* start *

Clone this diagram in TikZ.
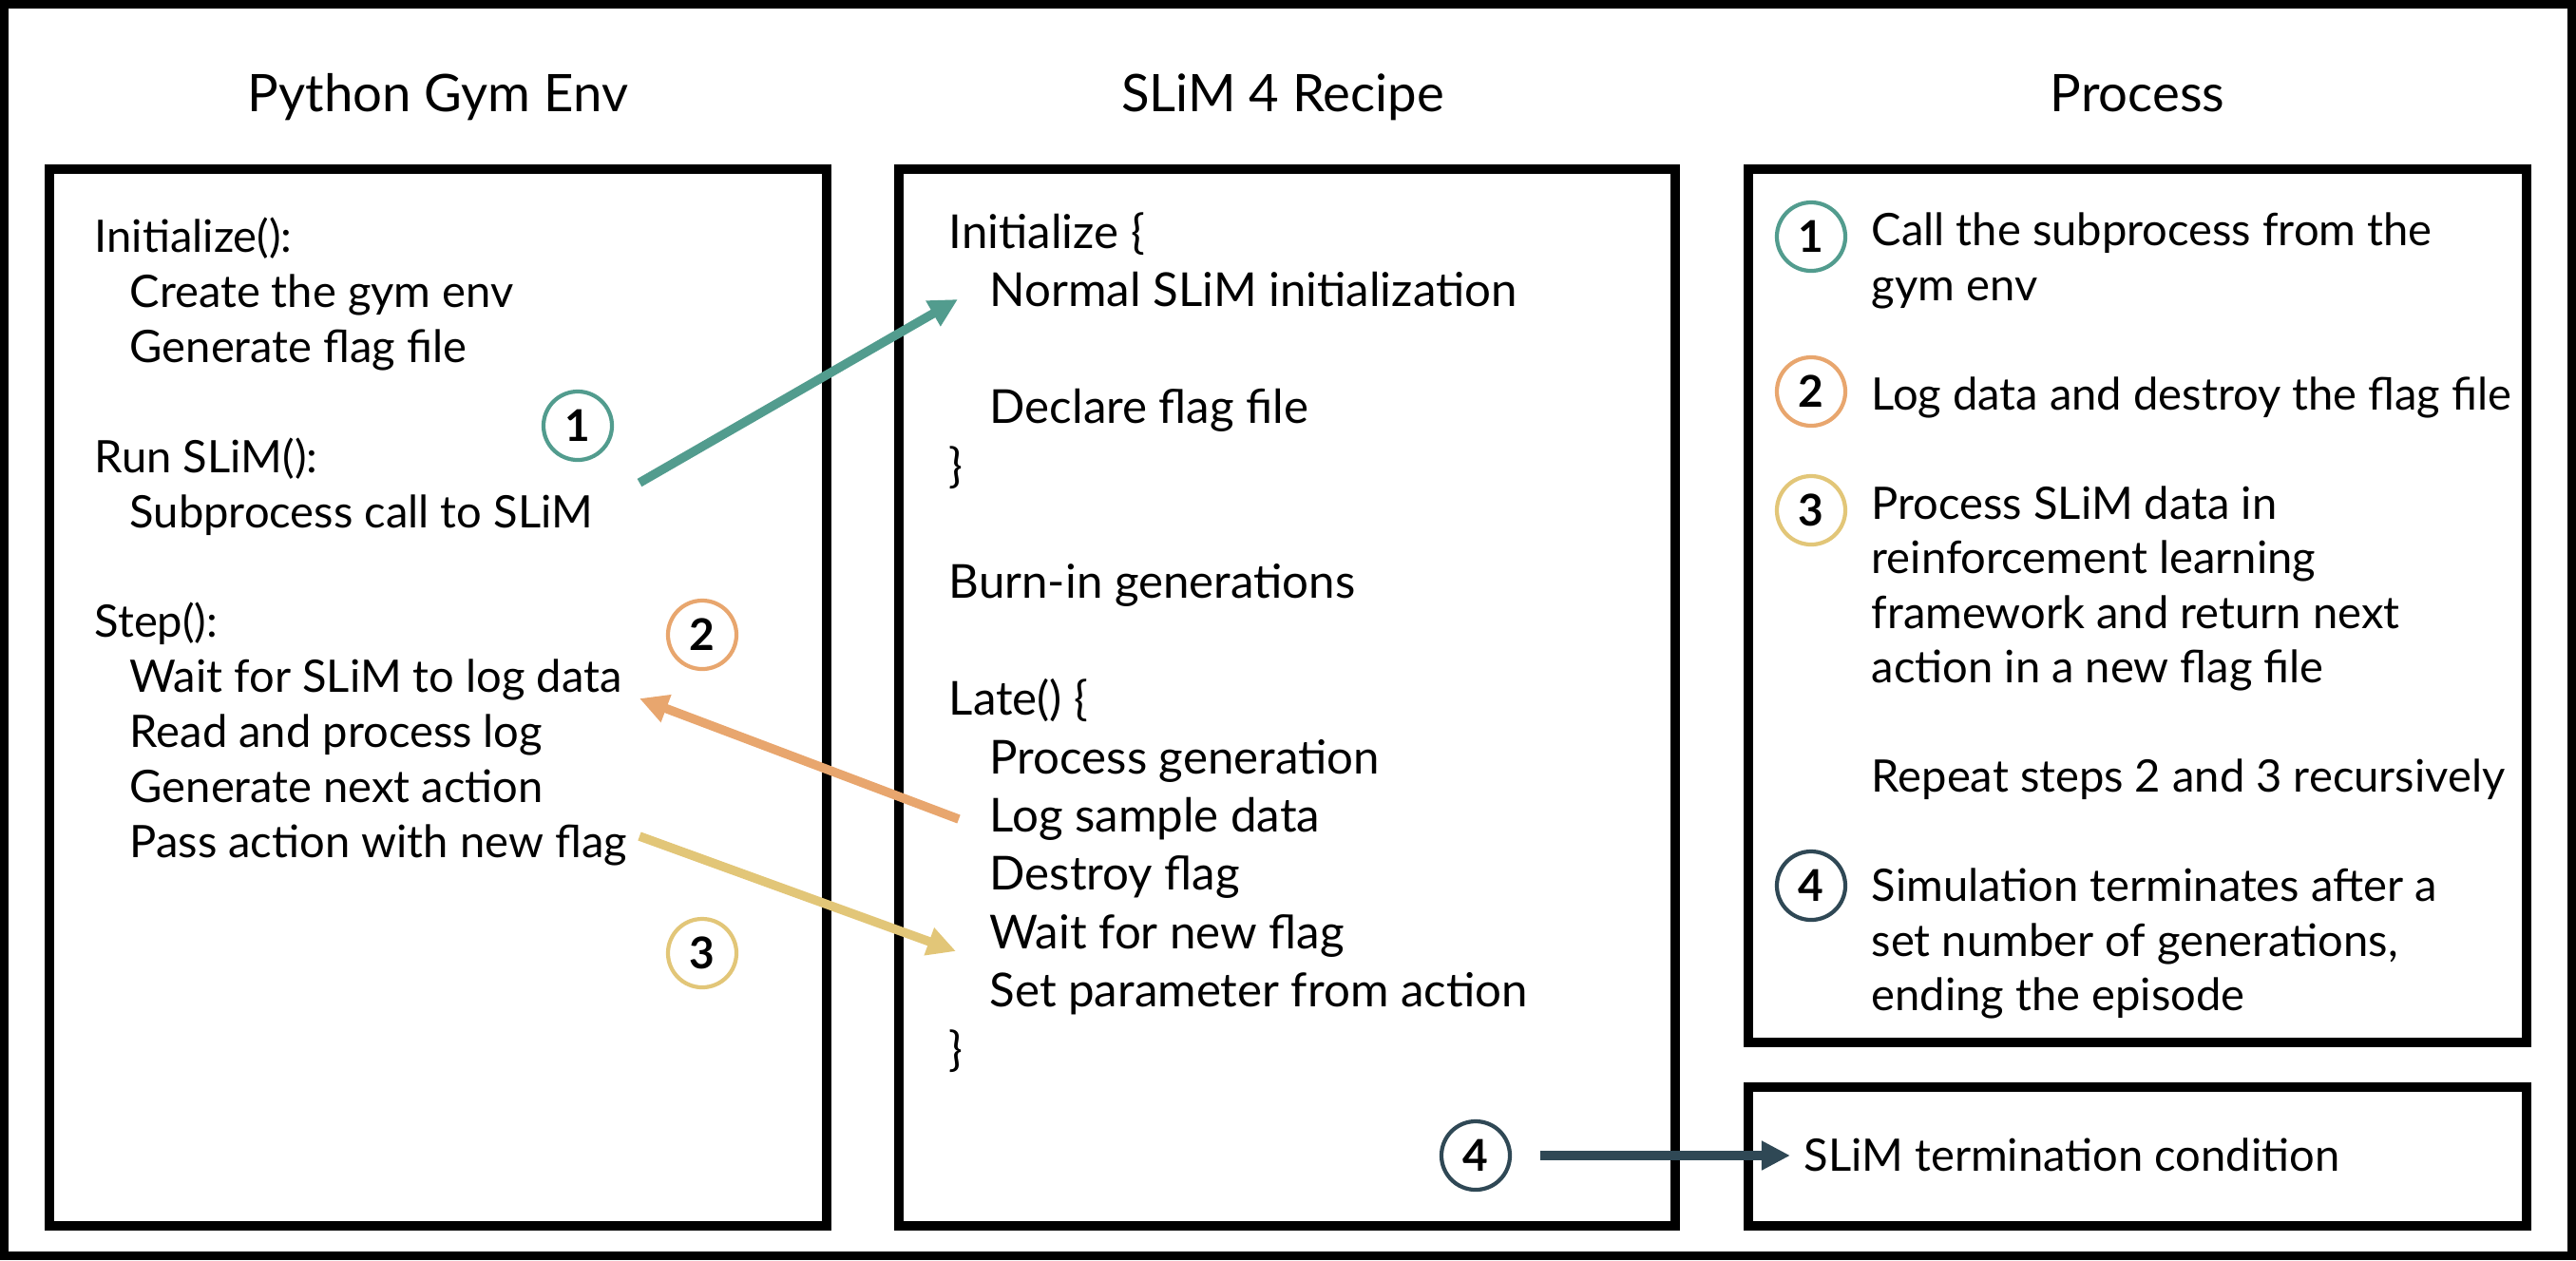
\documentclass[tikz,border=0pt]{standalone}
\usepackage{fontspec}
\setmainfont{Lato}
\usetikzlibrary{arrows.meta}

\definecolor{tealStep}{RGB}{82,156,142}
\definecolor{orangeStep}{RGB}{232,166,110}
\definecolor{yellowStep}{RGB}{226,198,120}
\definecolor{slateStep}{RGB}{47,72,85}

\tikzset{
	panel/.style={draw, rectangle, line width=2.85pt, outer sep=0pt, inner sep=0pt},
	heading/.style={anchor=base, inner sep=0pt, font=\fontsize{15.5}{18}\selectfont},
	entry/.style={anchor=base west, inner sep=0pt, font=\fontsize{13.4}{15}\selectfont},
	recipe/.style={entry, font=\fontsize{14}{16}\selectfont},
	badge/.style={circle, draw=#1, line width=1.2pt, minimum size=0.72cm, inner sep=0pt,
		font=\fontsize{13.1}{15}\selectfont\bfseries},
	link/.style={draw=#1, line width=2.7pt, -{Triangle[length=0.30cm, width=0.29cm]}}
}

\begin{document}
\begin{tikzpicture}[x=0.01cm, y=-0.01cm]
	\useasboundingbox (0,0) rectangle (2711,1326);
	\draw[line width=2.56pt] (4.5,4.5) rectangle (2706.5,1321.5);

	% Panels and their headings
	\node (gymPanel)			[panel, minimum width=8.18cm, minimum height=11.12cm]	at (461,734)		{};
	\node (recipePanel)		[panel, minimum width=8.17cm, minimum height=11.12cm]	at (1354.5,734)	{};
	\node (processPanel)	[panel, minimum width=8.19cm, minimum height=9.19cm]	at (2249.5,637.5)	{};
	\node (endPanel)			[panel, minimum width=8.19cm, minimum height=1.46cm]	at (2249.5,1217)	{};
	\node (gymTitle)			[heading]	at (461,117)		{Python Gym Env};
	\node (recipeTitle)		[heading]	at (1350,117)		{SLiM 4 Recipe};
	\node (processTitle)	[heading]	at (2249.5,117)	{Process};

	% Python gym environment
	\node (initGym)			[entry]	at (99,265)		{Initialize():};
	\node (createEnv)		[entry]	at (136,323)	{Create the gym env};
	\node (genFlag)			[entry]	at (136,381)	{Generate flag file};
	\node (runSlim)			[entry]	at (99,497)		{Run SLiM():};
	\node (subCall)			[entry]	at (136,555)	{Subprocess call to SLiM};
	\node (stepGym)			[entry]	at (99,670)		{Step():};
	\node (waitLog)			[entry]	at (136,728)	{Wait for SLiM to log data};
	\node (readLog)			[entry]	at (136,786)	{Read and process log};
	\node (genAction)		[entry]	at (136,844)	{Generate next action};
	\node (passAction)	[entry]	at (136,902)	{Pass action with new flag};

	% SLiM recipe
	\node (initRecipe)	[recipe]	at (998,261)	{Initialize \{};
	\node (normalInit)	[recipe]	at (1041,322)	{Normal SLiM initialization};
	\node (declFlag)		[recipe]	at (1041,445)	{Declare flag file};
	\node (closeInit)		[recipe]	at (998,507)	{\}};
	\node (burnIn)			[recipe]	at (998,629)	{Burn-in generations};
	\node (lateRecipe)	[recipe]	at (998,752)	{Late() \{};
	\node (procGen)			[recipe]	at (1041,814)	{Process generation};
	\node (logData)			[recipe]	at (1041,875)	{Log sample data};
	\node (destroyFlag)	[recipe]	at (1041,936)	{Destroy flag};
	\node (waitFlag)		[recipe]	at (1041,998)	{Wait for new flag};
	\node (setParam)		[recipe]	at (1041,1059)	{Set parameter from action};
	\node (closeLate)		[recipe]	at (998,1121)	{\}};

	% Process description
	\node (keyOne)			[badge=tealStep]		at (1906,249)	{1};
	\node (stepOneA)		[entry]	at (1969,258)		{Call the subprocess from the};
	\node (stepOneB)		[entry]	at (1969,316)		{gym env};
	\node (keyTwo)			[badge=orangeStep]	at (1906,412)	{2};
	\node (stepTwo)			[entry]	at (1969,431)		{Log data and destroy the flag file};
	\node (keyThree)		[badge=yellowStep]	at (1906,537)	{3};
	\node (stepThreeA)	[entry]	at (1969,546)		{Process SLiM data in};
	\node (stepThreeB)	[entry]	at (1969,603)		{reinforcement learning};
	\node (stepThreeC)	[entry]	at (1969,661)		{framework and return next};
	\node (stepThreeD)	[entry]	at (1969,718)		{action in a new flag file};
	\node (repeatSteps)	[entry]	at (1969,833)		{Repeat steps 2 and 3 recursively};
	\node (keyFour)			[badge=slateStep]		at (1906,932)	{4};
	\node (stepFourA)		[entry]	at (1969,948)		{Simulation terminates after a};
	\node (stepFourB)		[entry]	at (1969,1006)	{set number of generations,};
	\node (stepFourC)		[entry]	at (1969,1063)	{ending the episode};
	\node (endCond)			[entry]	at (1898,1232)	{SLiM termination condition};

	% Step markers beside the connectors
	\node (markOne)			[badge=tealStep]		at (608,448)		{1};
	\node (markTwo)			[badge=orangeStep]	at (739,668)		{2};
	\node (markThree)		[badge=yellowStep]	at (739,1003)		{3};
	\node (markFour)		[badge=slateStep]		at (1553,1216)	{4};

	% Connectors between the panels
	\coordinate (callStart)		at (673,508);
	\coordinate (callEnd)			at (1008,315);
	\coordinate (logStart)		at (1009,862);
	\coordinate (logEnd)			at (673,735);
	\coordinate (passStart)		at (673,880);
	\coordinate (passEnd)			at (1006,1001);
	\draw[link=tealStep]		(callStart) -- (callEnd);
	\draw[link=orangeStep]	(logStart) -- (logEnd);
	\draw[link=yellowStep]	(passStart) -- (passEnd);
	\draw[link=slateStep, shorten <=0.30cm, shorten >=0.14cm]
													(markFour) -- (markFour -| endCond.west);
\end{tikzpicture}
\end{document}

* end *

## What is being asked
From the first line of the listing above, repeat every line through the one holding "(4.5,4.5) rectangle (2706.5,1321.5);". Both ends count, and pictures stay out.

## Result of the task
Clone this diagram in TikZ.
\documentclass[tikz,border=0pt]{standalone}
\usepackage{fontspec}
\setmainfont{Lato}
\usetikzlibrary{arrows.meta}

\definecolor{tealStep}{RGB}{82,156,142}
\definecolor{orangeStep}{RGB}{232,166,110}
\definecolor{yellowStep}{RGB}{226,198,120}
\definecolor{slateStep}{RGB}{47,72,85}

\tikzset{
	panel/.style={draw, rectangle, line width=2.85pt, outer sep=0pt, inner sep=0pt},
	heading/.style={anchor=base, inner sep=0pt, font=\fontsize{15.5}{18}\selectfont},
	entry/.style={anchor=base west, inner sep=0pt, font=\fontsize{13.4}{15}\selectfont},
	recipe/.style={entry, font=\fontsize{14}{16}\selectfont},
	badge/.style={circle, draw=#1, line width=1.2pt, minimum size=0.72cm, inner sep=0pt,
		font=\fontsize{13.1}{15}\selectfont\bfseries},
	link/.style={draw=#1, line width=2.7pt, -{Triangle[length=0.30cm, width=0.29cm]}}
}

\begin{document}
\begin{tikzpicture}[x=0.01cm, y=-0.01cm]
	\useasboundingbox (0,0) rectangle (2711,1326);
	\draw[line width=2.56pt] (4.5,4.5) rectangle (2706.5,1321.5);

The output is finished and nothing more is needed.